Taxi ride-hailing giant Uber must classify its drivers as workers with minimum wage, holiday and sick pay rights, rather than be categorised as self-employed, the UK Supreme Court ruled on Friday.
The decision follows a long-running legal dispute which the American company had taken right up to the highest court in Britain.
A group of drivers had launched the claim to contest that they should be classified as workers, rather than independent third-party contractors, which means they are entitled to all the basic employment protections under the UK law.
A key point in the Supreme Court’s ruling is that Uber has to consider its drivers “workers” from the time they log on to the app, until they log off.
“Our clients have been fighting for workers’ rights for many years, so we are delighted that the end is finally in sight”, said Nigel Mackay, a partner in the employment team at law firm Leigh Day, which represented some of the Uber drivers involved in the case.
“Already an employment tribunal, the Employment Appeal Tribunal and the Court of Appeal have ruled that Uber drivers are entitled to workers’ rights, and now the Supreme Court has come to the same conclusion”, he said.
The ruling could mean hefty compensation claims for drivers as he said that the firm would pursue compensation.
Following Friday’s ruling, the employment tribunal will now have to decide how much compensation to award the 25 drivers in the initial case dating back to 2016.
Whilst the decision will only apply to those 25 drivers, it sets a precedent for how such workers in the so-called “gig economy” are treated in the UK.
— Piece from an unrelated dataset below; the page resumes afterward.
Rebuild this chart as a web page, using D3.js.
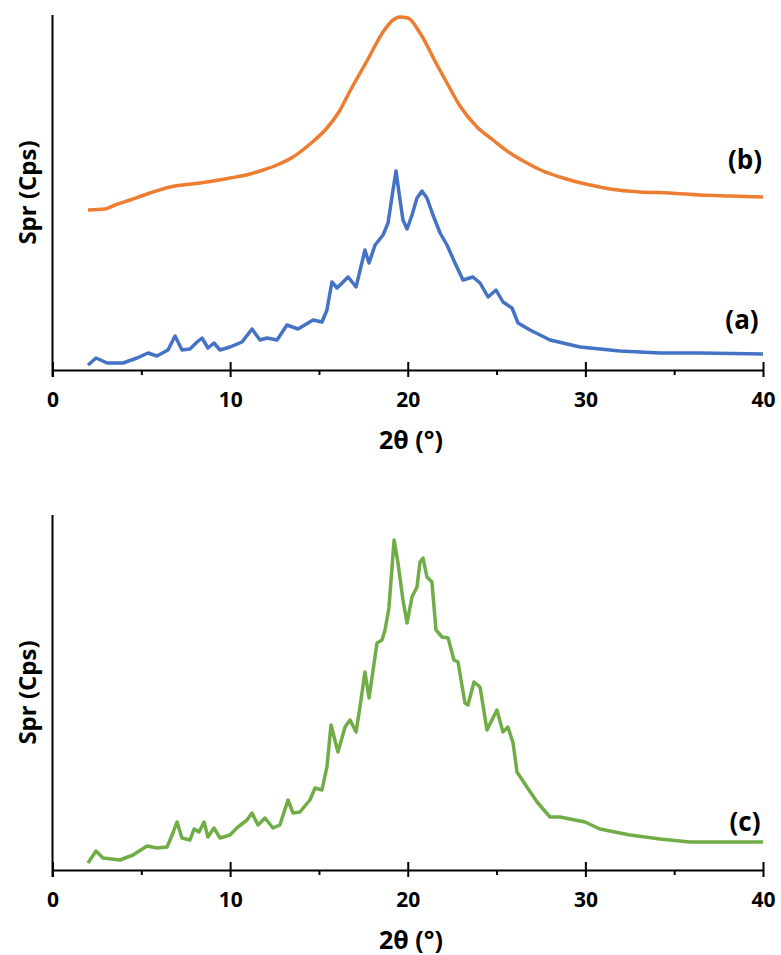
<!DOCTYPE html>
<html>
<head>
<meta charset="utf-8">
<script src="https://cdn.jsdelivr.net/npm/d3@7"></script>
<style>
  body { margin: 0; background: #fff; }
  text { font-family: "Open Sans", "Liberation Sans", sans-serif; font-weight: bold; fill: #000; }
</style>
</head>
<body>
<div id="chart"></div>
<script>
// 2θ (deg) and intensity (arbitrary counts)
let seriesB = [[2.00,160],[2.96,161],[3.52,165],[4.36,170],[5.49,177],[6.62,183],[8.30,187],[10.0,192],[11.12,196],[11.68,199],[12.64,205],[13.54,213],[14.50,226],[15.45,242],[16.19,260],[16.75,279],[17.70,309],[18.61,338],[19.17,350],[19.56,353],[20.01,352],[20.69,337],[21.65,305],[22.27,285],[22.94,264],[23.90,243],[24.80,230],[25.76,217],[26.71,207],[27.61,199],[28.57,193],[29.53,188],[30.26,185],[31.39,181],[33.07,178],[34.76,177],[36.45,175],[38.14,174],[40,173]];

let seriesA = [[2.00,5],[2.45,12],[3.07,7],[3.97,7],[4.76,12],[5.38,17],[5.88,14],[6.50,20],[6.90,34],[7.29,20],[7.74,21],[8.14,28],[8.42,32],[8.75,22],[9.09,27],[9.43,20],[9.99,23],[10.67,28],[11.23,41],[11.68,30],[12.08,32],[12.64,30],[13.20,45],[13.82,41],[14.67,50],[15.17,48],[15.45,60],[15.73,88],[16.02,82],[16.36,88],[16.64,93],[17.09,83],[17.59,120],[17.82,107],[18.16,125],[18.61,135],[18.89,147],[19.17,180],[19.34,199],[19.51,177],[19.73,150],[19.96,141],[20.24,155],[20.52,172],[20.80,179],[21.08,172],[21.42,155],[21.82,137],[22.21,125],[22.66,107],[23.11,90],[23.67,93],[24.07,87],[24.52,73],[24.97,80],[25.36,68],[25.87,62],[26.21,47],[26.88,40],[27.45,35],[28.01,30],[29.70,23],[31.95,19],[34.20,17],[36.45,17],[40,16]];

let seriesC = [[2.00,7],[2.45,19],[2.84,12],[3.80,10],[4.53,15],[5.32,24],[5.88,22],[6.45,23],[6.78,37],[7.01,48],[7.29,32],[7.74,30],[7.97,41],[8.25,38],[8.53,48],[8.75,33],[9.09,42],[9.43,32],[9.99,35],[10.44,43],[10.95,50],[11.23,57],[11.57,45],[11.96,52],[12.41,42],[12.80,45],[13.26,70],[13.54,57],[13.93,58],[14.49,70],[14.78,82],[15.17,80],[15.45,103],[15.68,145],[16.07,118],[16.47,143],[16.75,150],[17.09,138],[17.31,163],[17.59,198],[17.82,172],[18.27,227],[18.55,230],[18.72,240],[18.94,262],[19.23,330],[19.45,307],[19.73,270],[19.96,247],[20.24,273],[20.52,283],[20.69,308],[20.86,312],[21.08,293],[21.36,288],[21.59,240],[21.93,233],[22.27,232],[22.60,210],[22.83,208],[23.22,167],[23.39,165],[23.73,188],[24.07,183],[24.46,140],[25.02,160],[25.36,138],[25.64,143],[25.93,127],[26.15,98],[26.71,83],[27.28,68],[28.01,53],[28.57,53],[29.42,50],[29.98,48],[30.82,41],[32.51,35],[34.20,31],[35.89,28],[37.58,28],[40,28]];

let majorTicks = [0, 10, 20, 30, 40];
let minorTicks = [5, 15, 25, 35];
let xLabel = "2θ (°)";
let yLabel = "Spr (Cps)";

let width = 781, height = 955;
let svg = d3.select("#chart").append("svg")
    .attr("width", width)
    .attr("height", height);

let x = d3.scaleLinear().domain([0, 40]).range([52.5, 763]);

function panel(top, bottom, series, labels) {
  let y = d3.scaleLinear().domain([0, 355]).range([bottom, top]);
  let g = svg.append("g");

  // y axis line only, no ticks
  g.append("line")
    .attr("x1", x(0)).attr("x2", x(0))
    .attr("y1", top).attr("y2", bottom + 7)
    .attr("stroke", "#000").attr("stroke-width", 2);

  series.forEach(s => {
    let line = d3.line()
      .x(d => x(d[0]))
      .y(d => y(d[1]))
      .curve(s.smooth ? d3.curveMonotoneX : d3.curveLinear);
    g.append("path")
      .datum(s.data)
      .attr("d", line)
      .attr("fill", "none")
      .attr("stroke", s.color)
      .attr("stroke-width", 3.5)
      .attr("stroke-linejoin", "round");
  });

  let xAxis = g.append("g")
    .attr("transform", "translate(0," + bottom + ")")
    .call(d3.axisBottom(x).tickValues(majorTicks).tickSize(7).tickSizeOuter(0).tickPadding(12));
  xAxis.select(".domain").attr("stroke-width", 2);
  xAxis.selectAll(".tick line").attr("y1", -8).attr("y2", 7).attr("stroke-width", 2);
  xAxis.selectAll(".tick text")
    .attr("y", 30).attr("dy", "0.35em")
    .style("font-size", "21px")
    .style("font-family", "'Open Sans', sans-serif")
    .style("font-weight", "bold");

  let minor = g.append("g")
    .attr("transform", "translate(0," + bottom + ")")
    .call(d3.axisBottom(x).tickValues(minorTicks).tickSize(5).tickFormat(""));
  minor.select(".domain").remove();
  minor.selectAll(".tick line").attr("stroke-width", 2);

  g.append("text")
    .attr("x", 411).attr("y", bottom + 70)
    .attr("dy", "0.35em")
    .attr("text-anchor", "middle")
    .style("font-size", "25px")
    .text(xLabel);

  g.append("text")
    .attr("transform", "translate(28," + ((top + bottom) / 2) + ") rotate(-90)")
    .attr("dy", "0.35em")
    .attr("text-anchor", "middle")
    .style("font-size", "24px")
    .text(yLabel);

  labels.forEach(l => {
    g.append("text")
      .attr("x", l.x).attr("y", l.y)
      .attr("dy", "0.35em")
      .attr("text-anchor", "middle")
      .style("font-size", "26px")
      .text(l.text);
  });
}

panel(15, 370,
  [{data: seriesB, color: "#ED7D31", smooth: true}, {data: seriesA, color: "#4472C4"}],
  [{text: "(b)", x: 745, y: 160}, {text: "(a)", x: 742, y: 320}]);

panel(515, 870,
  [{data: seriesC, color: "#70AD47"}],
  [{text: "(c)", x: 745, y: 822}]);
</script>
</body>
</html>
“I am overjoyed and greatly relieved by this decision which will bring relief to so many workers in the gig economy who so desperately need it,” said Yaseen Aslam, co-lead claimant and App Drivers & Couriers Union president.
“This ruling will fundamentally re-order the gig economy and bring an end to rife exploitation of workers by means of algorithmic and contract trickery”, added James Farrar, co-lead claimant and the union’s general secretary.
“Uber drivers are cruelly sold a false dream of endless flexibility and entrepreneurial freedom. The reality has been illegally low pay, dangerously long hours and intense digital surveillance”, he said.
Responding to the judgment, Uber’s Regional General Manager for Northern and Eastern Europe Jamie Heywood said the company respects the court’s decision, stressing that it “focussed on a small number of drivers who used the Uber app in 2016”.
“Since then we have made some significant changes to our business, guided by drivers every step of the way. These include giving even more control over how they earn and providing new protections like free insurance in case of sickness or injury”, said Heywood.
“We are committed to doing more and will now consult with every active driver across the UK to understand the changes they want to see”, he said.